Laut der Staatsanwaltschaft Koblenz sei das gezeigte Warnverhalten des Ahr-Landrats und der Technischen Einsatzleitung hinter dem gebotenen Standard geblieben. Allerdings gebe es keinen gesicherten Nachweis dafür, dass durch bessere Warnung der Tod zahlreicher Menschen hätte vermieden werden können. Aufgrund von Wahrscheinlichkeiten werde deshalb niemand verurteilt, hieß es im April. Die Ermittlungen und Anklagen zur Ahrtal-Katastrophe wurden eingestellt.

Wie ist die Situation jetzt im Ahrtal?

Tatsächlich hatten viele Menschen im Ahrtal keine Warn-Apps installiert oder die Warnungen darüber erreichten sie nicht, weil der Mobilfunk zusammengebrochen war, wie der SWR berichtet. Einige wurden von der Flut im Schlaf überrascht. Helfer berichteten außerdem von vereinzelten Personen, die renitentes Verhalten gezeigt haben sollen, was die Rettung erschwert habe.

Wie sieht es aktuell im Ahrtal aus? Laut „Rheinland-Pfalz Tourismus“ kämpfen viele Menschen noch immer mit den Folgen der Flutkatastrophe.

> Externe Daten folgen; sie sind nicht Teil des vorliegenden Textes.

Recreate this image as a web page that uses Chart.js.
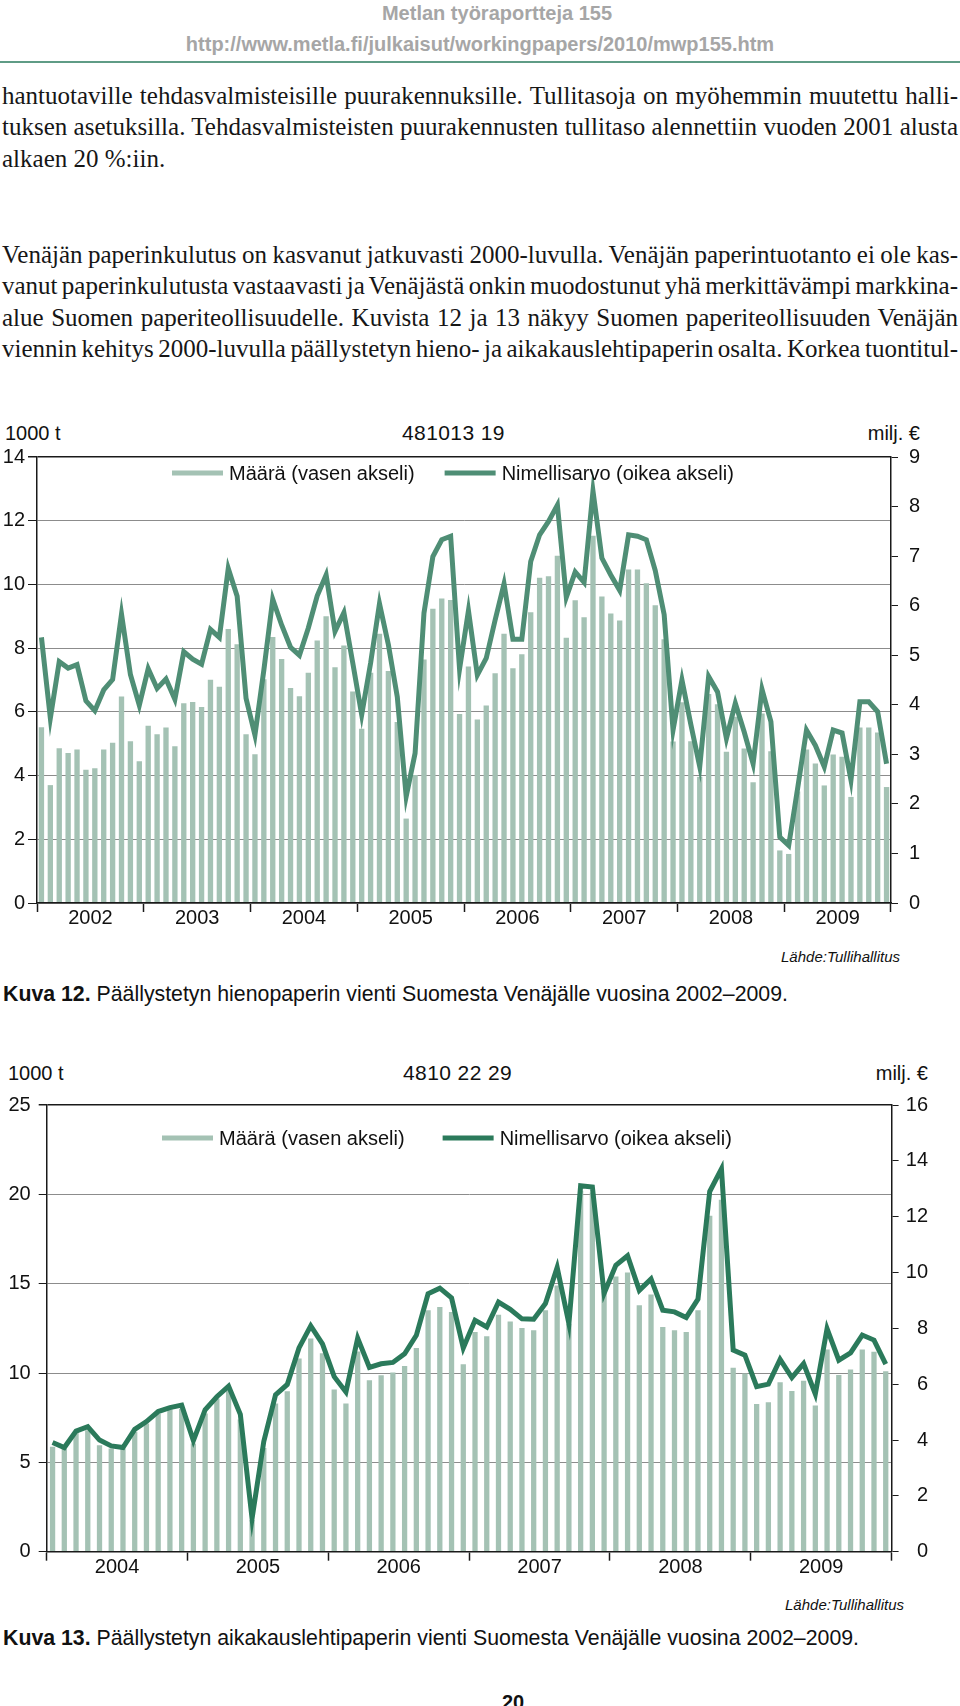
<!DOCTYPE html>
<html lang="fi">
<head>
<meta charset="utf-8">
<title>Kuvat 12 ja 13</title>
<script src="https://cdn.jsdelivr.net/npm/chart.js@4.4.1/dist/chart.umd.min.js"></script>
<style>
  body { margin: 0; background: #fff; }
  .page { position: relative; width: 960px; height: 1706px; overflow: hidden; background: #fff;
          font-family: "Liberation Sans", Arial, Helvetica, sans-serif; color: #111; }
  .abs { position: absolute; white-space: nowrap; line-height: 23px; font-size: 20px; }
  .hdr { font-weight: bold; color: #a6a6a6; text-align: center; width: 700px; }
  .rule { position: absolute; left: 0; top: 61px; width: 960px; height: 2px; background: #5f9c86; }
  .para { position: absolute; left: 2px; width: 956px; font-family: "Liberation Serif", "Times New Roman", serif;
          font-size: 25px; line-height: 31.4px; color: #161616; }
  .ln { white-space: nowrap; }
  .code { font-size: 21px; letter-spacing: 0.4px; }
  .cap { font-size: 21.3px; }
  .src { font-style: italic; font-size: 15px; }
  .box { position: absolute; left: 0; }
</style>
</head>
<body>
<div class="page">
  <div class="abs hdr" style="left:147px; top:2px;">Metlan työraportteja 155</div>
  <div class="abs hdr" style="left:130px; top:33px;">http://www.metla.fi/julkaisut/workingpapers/2010/mwp155.htm</div>
  <div class="rule"></div>

  <div class="para" style="top:80px;">
    <div class="ln j"><span>hantuotaville tehdasvalmisteisille puurakennuksille. Tullitasoja on myöhemmin muutettu halli-</span></div>
    <div class="ln j"><span>tuksen asetuksilla. Tehdasvalmisteisten puurakennusten tullitaso alennettiin vuoden 2001 alusta</span></div>
    <div class="ln"><span>alkaen 20 %:iin.</span></div>
  </div>
  <div class="para" style="top:239px;">
    <div class="ln j"><span>Venäjän paperinkulutus on kasvanut jatkuvasti 2000-luvulla. Venäjän paperintuotanto ei ole kas-</span></div>
    <div class="ln j"><span>vanut paperinkulutusta vastaavasti ja Venäjästä onkin muodostunut yhä merkittävämpi markkina-</span></div>
    <div class="ln j"><span>alue Suomen paperiteollisuudelle. Kuvista 12 ja 13 näkyy Suomen paperiteollisuuden Venäjän</span></div>
    <div class="ln j"><span>viennin kehitys 2000-luvulla päällystetyn hieno- ja aikakauslehtipaperin osalta. Korkea tuontitul-</span></div>
  </div>

  <!-- Kuva 12 -->
  <div class="abs" style="left:5px; top:422px;">1000 t</div>
  <div class="abs code" style="left:402px; top:421px;">481013 19</div>
  <div class="abs" style="right:40px; top:422px;">milj. €</div>
  <div class="box" style="top:440px; width:920px; height:500px;"><canvas id="chart12"></canvas></div>
  <div class="abs src" style="right:60px; top:945px;">Lähde:Tullihallitus</div>
  <div class="abs cap" style="left:3px; top:983px;"><b>Kuva 12.</b> Päällystetyn hienopaperin vienti Suomesta Venäjälle vuosina 2002–2009.</div>

  <!-- Kuva 13 -->
  <div class="abs" style="left:8px; top:1062px;">1000 t</div>
  <div class="abs code" style="left:403px; top:1061px;">4810 22 29</div>
  <div class="abs" style="right:32px; top:1062px;">milj. €</div>
  <div class="box" style="top:1085px; width:928px; height:505px;"><canvas id="chart13"></canvas></div>
  <div class="abs src" style="right:56px; top:1593px;">Lähde:Tullihallitus</div>
  <div class="abs cap" style="left:3px; top:1627px;"><b>Kuva 13.</b> Päällystetyn aikakauslehtipaperin vienti Suomesta Venäjälle vuosina 2002–2009.</div>

  <div class="abs" style="left:502px; top:1691px; font-weight:bold;">20</div>
</div>

<script>
const palette = {
  bar: "#a4c2b4",
  line12: "#4f8e75",
  line13: "#2b7a5b",
  grid: "#8c8c8c",
  axis: "#1a1a1a",
  ink: "#111111"
};

const legendLabels = ["Määrä (vasen akseli)", "Nimellisarvo (oikea akseli)"];

// Kuva 12, 2002-2009 monthly
const years12 = ["2002", "2003", "2004", "2005", "2006", "2007", "2008", "2009"];
const volume12 = [
  5.52, 3.70, 4.86, 4.71, 4.82, 4.18, 4.23, 4.82, 5.03, 6.48, 5.08, 4.45,
  5.56, 5.30, 5.51, 4.92, 6.27, 6.31, 6.15, 7.01, 6.79, 8.60, 8.12, 5.30,
  4.67, 7.02, 8.35, 7.66, 6.75, 6.49, 7.23, 8.24, 9.00, 7.40, 8.08, 6.64,
  5.47, 7.23, 8.45, 7.28, 5.68, 2.65, 4.02, 7.64, 9.24, 9.56, 9.51, 5.93,
  7.42, 5.76, 6.20, 7.21, 8.45, 7.37, 7.81, 9.13, 10.21, 10.26, 10.90, 8.33,
  9.50, 8.97, 11.53, 9.62, 9.09, 8.87, 10.47, 10.47, 10.04, 9.35, 8.28, 5.07,
  6.30, 5.08, 3.96, 6.56, 6.24, 4.75, 5.85, 4.85, 3.79, 5.95, 4.76, 1.65,
  1.54, 3.50, 4.82, 4.38, 3.69, 4.66, 4.59, 3.33, 5.51, 5.51, 5.35, 3.64
];
const value12 = [
  5.36, 3.73, 4.87, 4.74, 4.81, 4.08, 3.88, 4.30, 4.51, 5.83, 4.61, 3.99,
  4.73, 4.33, 4.52, 4.11, 5.07, 4.92, 4.82, 5.52, 5.36, 6.75, 6.19, 4.13,
  3.39, 4.70, 6.13, 5.61, 5.16, 5.00, 5.55, 6.20, 6.62, 5.48, 5.86, 4.84,
  3.80, 4.84, 6.04, 5.21, 4.16, 2.15, 3.02, 5.85, 6.99, 7.33, 7.40, 4.72,
  5.90, 4.60, 4.94, 5.71, 6.44, 5.32, 5.32, 6.89, 7.43, 7.70, 8.03, 6.17,
  6.68, 6.47, 8.31, 6.96, 6.62, 6.31, 7.43, 7.40, 7.33, 6.71, 5.82, 3.49,
  4.50, 3.60, 2.75, 4.57, 4.26, 3.32, 4.03, 3.45, 2.81, 4.31, 3.66, 1.33,
  1.16, 2.31, 3.49, 3.18, 2.75, 3.49, 3.43, 2.48, 4.06, 4.06, 3.86, 2.81
];

// Kuva 13, 2004-2009 monthly
const years13 = ["2004", "2005", "2006", "2007", "2008", "2009"];
const volume13 = [
  5.87, 5.77, 6.71, 6.80, 5.96, 5.78, 5.77, 6.71, 7.18, 7.71, 7.97, 8.00,
  6.06, 7.74, 8.57, 9.04, 7.40, 1.77, 5.80, 8.30, 8.98, 10.81, 11.93, 11.10,
  9.08, 8.30, 11.20, 9.60, 9.88, 10.03, 10.39, 11.40, 13.51, 13.70, 13.42, 10.49,
  12.30, 12.06, 13.26, 12.89, 12.52, 12.39, 13.51, 14.90, 12.76, 20.20, 20.10, 14.58,
  15.40, 15.63, 13.79, 14.40, 12.58, 12.39, 12.30, 13.51, 18.80, 19.70, 10.30, 9.98,
  8.27, 8.36, 9.48, 8.99, 9.57, 8.18, 11.32, 9.89, 10.20, 11.32, 11.19, 10.10
];
const value13 = [
  3.91, 3.73, 4.32, 4.48, 4.00, 3.79, 3.73, 4.38, 4.66, 5.02, 5.16, 5.25,
  3.98, 5.08, 5.55, 5.93, 4.92, 1.19, 3.95, 5.62, 5.99, 7.30, 8.09, 7.44,
  6.27, 5.72, 7.65, 6.60, 6.73, 6.78, 7.09, 7.75, 9.24, 9.44, 9.09, 7.30,
  8.29, 8.05, 8.94, 8.68, 8.34, 8.33, 8.89, 10.18, 8.17, 13.11, 13.06, 9.25,
  10.26, 10.60, 9.36, 9.77, 8.65, 8.59, 8.39, 9.05, 12.90, 13.71, 7.22, 7.04,
  5.91, 6.00, 6.89, 6.24, 6.74, 5.65, 7.99, 6.86, 7.12, 7.76, 7.58, 6.72
];

const monthLabels = (years) => years.flatMap((y) => Array.from({ length: 12 }, (_, m) => `${m + 1}/${y}`));

Chart.defaults.font.family = '"Liberation Sans", Arial, Helvetica, sans-serif';
Chart.defaults.font.size = 20;
Chart.defaults.color = palette.ink;

// legend drawn inside the plot, near the top
const insideLegend = {
  id: "insideLegend",
  afterDraw(chart, _args, opts) {
    const { ctx } = chart;
    let x = opts.x;
    ctx.save();
    ctx.font = `20px ${Chart.defaults.font.family}`;
    ctx.textBaseline = "middle";
    ctx.fillStyle = palette.ink;
    chart.data.datasets.forEach((ds) => {
      ctx.strokeStyle = ds.type === "line" ? ds.borderColor : ds.backgroundColor;
      ctx.lineWidth = 5;
      ctx.beginPath();
      ctx.moveTo(x, opts.y);
      ctx.lineTo(x + 51, opts.y);
      ctx.stroke();
      ctx.fillText(ds.label, x + 57, opts.y + 1);
      x += 57 + ctx.measureText(ds.label).width + opts.gap;
    });
    ctx.restore();
  }
};

// year labels centred under each group of 12 months
const yearLabels = {
  id: "yearLabels",
  afterDraw(chart, _args, opts) {
    const { ctx, chartArea } = chart;
    const xScale = chart.scales.x;
    ctx.save();
    ctx.font = `20px ${Chart.defaults.font.family}`;
    ctx.fillStyle = palette.ink;
    ctx.textAlign = "center";
    ctx.textBaseline = "middle";
    opts.years.forEach((year, k) => {
      const mid = (xScale.getPixelForValue(k * 12) + xScale.getPixelForValue(k * 12 + 11)) / 2;
      ctx.fillText(year, mid, chartArea.bottom + opts.offset);
    });
    ctx.restore();
  }
};

const buildChart = (canvasId, setup) => new Chart(document.getElementById(canvasId), {
  type: "bar",
  data: {
    labels: monthLabels(setup.years),
    datasets: [
      {
        type: "bar",
        label: legendLabels[0],
        data: setup.volume,
        yAxisID: "y",
        backgroundColor: palette.bar,
        categoryPercentage: 1,
        barPercentage: setup.barPct,
        order: 2
      },
      {
        type: "line",
        label: legendLabels[1],
        data: setup.value,
        yAxisID: "y1",
        borderColor: setup.lineColor,
        borderWidth: 5,
        pointRadius: 0,
        tension: 0,
        borderJoinStyle: "miter",
        order: 1
      }
    ]
  },
  options: {
    responsive: true,
    maintainAspectRatio: false,
    animation: false,
    events: [],
    layout: { padding: { top: setup.padTop, left: 0, right: 0, bottom: 0 } },
    plugins: {
      legend: { display: false },
      tooltip: { enabled: false },
      insideLegend: { x: setup.legendX, y: setup.legendY, gap: setup.legendGap },
      yearLabels: { years: setup.years, offset: setup.yearOffset }
    },
    scales: {
      x: {
        offset: true,
        grid: {
          offset: true,
          drawOnChartArea: false,
          tickLength: 9,
          tickWidth: 1.5,
          tickColor: (ctx) => (ctx.index === undefined || ctx.index % 12 === 0 ? palette.axis : "rgba(0,0,0,0)")
        },
        border: { color: palette.axis, width: 1.5, z: 1 },
        ticks: { display: false, autoSkip: false },
        afterFit: (scale) => { scale.height = setup.xHeight; }
      },
      y: {
        position: "left",
        min: 0,
        max: setup.leftMax,
        ticks: { stepSize: setup.leftStep, padding: setup.leftPad, color: palette.ink },
        grid: {
          color: (ctx) => (ctx.tick && ctx.tick.value === setup.leftMax ? palette.axis : palette.grid),
          lineWidth: (ctx) => (ctx.tick && ctx.tick.value === setup.leftMax ? 1.5 : 1),
          tickLength: setup.leftTick,
          tickColor: palette.axis
        },
        border: { color: palette.axis, width: 1.5, z: 1 },
        afterFit: (scale) => { scale.width = setup.leftWidth; }
      },
      y1: {
        position: "right",
        min: 0,
        max: setup.rightMax,
        ticks: { stepSize: setup.rightStep, crossAlign: "far", color: palette.ink },
        grid: { drawOnChartArea: false, tickLength: 7, tickColor: palette.axis },
        border: { color: palette.axis, width: 1.5, z: 1 },
        afterFit: (scale) => { scale.width = setup.rightWidth; }
      }
    }
  },
  plugins: [insideLegend, yearLabels]
});

const justifyLines = () => {
  document.querySelectorAll(".ln.j span").forEach((span) => {
    span.style.wordSpacing = "0px";
    const natural = span.getBoundingClientRect().width;
    const gaps = (span.textContent.match(/ /g) || []).length;
    if (gaps > 0) {
      span.style.wordSpacing = `${(956 - natural) / gaps}px`;
    }
  });
};

const draw = () => {
  justifyLines();
  buildChart("chart12", {
    years: years12, volume: volume12, value: value12,
    lineColor: palette.line12, barPct: 0.6,
    padTop: 17, xHeight: 37, leftWidth: 37, rightWidth: 29,
    leftMax: 14, leftStep: 2, leftTick: 9, leftPad: 3,
    rightMax: 9, rightStep: 1,
    legendX: 172, legendY: 33, legendGap: 30, yearOffset: 15
  });
  buildChart("chart13", {
    years: years13, volume: volume13, value: value13,
    lineColor: palette.line13, barPct: 0.45,
    padTop: 19, xHeight: 38.3, leftWidth: 46.7, rightWidth: 36.4,
    leftMax: 25, leftStep: 5, leftTick: 8, leftPad: 8,
    rightMax: 16, rightStep: 2,
    legendX: 162, legendY: 53, legendGap: 38, yearOffset: 16
  });
};

if (document.fonts && document.fonts.ready) {
  document.fonts.ready.then(draw);
} else {
  draw();
}
</script>
</body>
</html>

Freiwillige Helfer waren kurz nach dem Hochwasser 2021 in Ahrweiler damit beschäftigt, die durch die Flut mit Schlamm bedeckten Weinflaschen zu reinigen.
Freiwillige Helfer waren kurz nach dem Hochwasser 2021 in Ahrweiler damit beschäftigt, die durch die Flut mit Schlamm bedeckten Weinflaschen zu reinigen. © dpa | Thomas Frey

Mittlerweile haben viele Menschen ihre Häuser, Unternehmen und touristischen Angebote, zum Beispiel Gastronomien und Weinstuben, wieder aufgebaut. Immer mehr Betriebe öffnen und stehen zumindest wieder eingeschränkt zur Verfügung.

Ein Stück Lebensfreude ist ins Ahrtal zurückgekehrt. Bei einer Wanderung im malerischen Ort Dernau kann man verschiedene Weine probieren.
Ein Stück Lebensfreude ist ins Ahrtal zurückgekehrt. Bei einer Wanderung im malerischen Ort Dernau kann man verschiedene Weine probieren. © Thomas Frey/dpa | Unbekannt

Und dennoch: Der Wiederaufbau ist schwer, das Erlebte für viele Betroffene noch nicht verarbeitet, die finanzielle Förderung schwebend. Es ist ein langer Weg für die Menschen im Ahrtal, um die Folgen des Hochwassers 2021 zu bewältigen.